A long, long time...

Já é pública e notória a minha dificuldade em manter um diário. Mesmo o fato de usar o computador quase todo dia não é um fato que facilite o trabalho. Talvez, um dia, eu chegue à conclusão de que sou tão intermitente quanto o que escrevo. Esse é o mal de quem vive a crise literária cotidianamente: tenho talento? não tenho? se tenho, por que não escrevo? se não tenho, por que insisto em escrever?
É aquilo que Clarice Lispector afirmou certa vez: "se eu não escrever, eu morro". Viver e escrever são uma só coisa indefinida e inescrutável. Pesquisar na palavra o sentido, o algo-mais da vida, me faz crescer no pouco espaço que tenho. E, procurando esse espaço, pergunto de mim mesmo a minha linguagem - se isso tem algum significado.

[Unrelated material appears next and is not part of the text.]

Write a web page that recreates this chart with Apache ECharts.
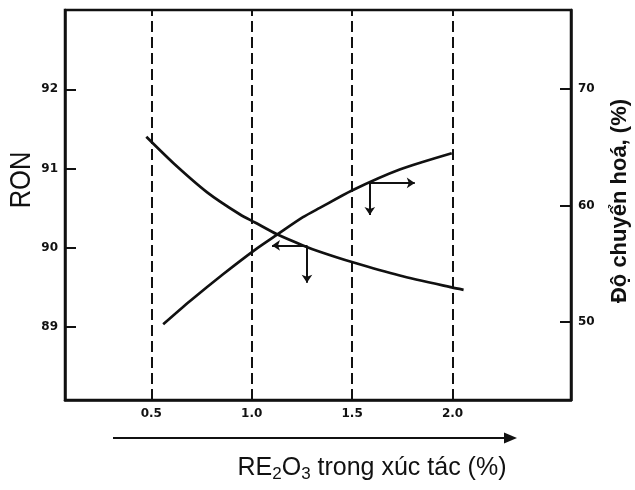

Tenho lido bastante, principalmente poesia: Yeats, Rilke, Pessoa, Eliot, Drummond... Ou seja, os mesmos que sempre admirei. Um domínio do qual não me sinto apto a fugir, até porque não desejo isso. São poetas que me inspiram, que, num sentido clássico, imito. Li "Enquanto agonizo", de outro nome fundamental para mim, Faulkner. Li também "O deserto dos tártaros", de Dino Buzzatti, uma revelação, uma epifania.
Ou seja, estou me redescobrindo como leitor, partindo de onde sempre estive. Pode-se considerar isso uma vitória. Pequena, mas imensa.
"Da contenda do homem com os outros, nasce a retórica. Da contenda do homem consigo mesmo, nasce a poesia" (Yeats).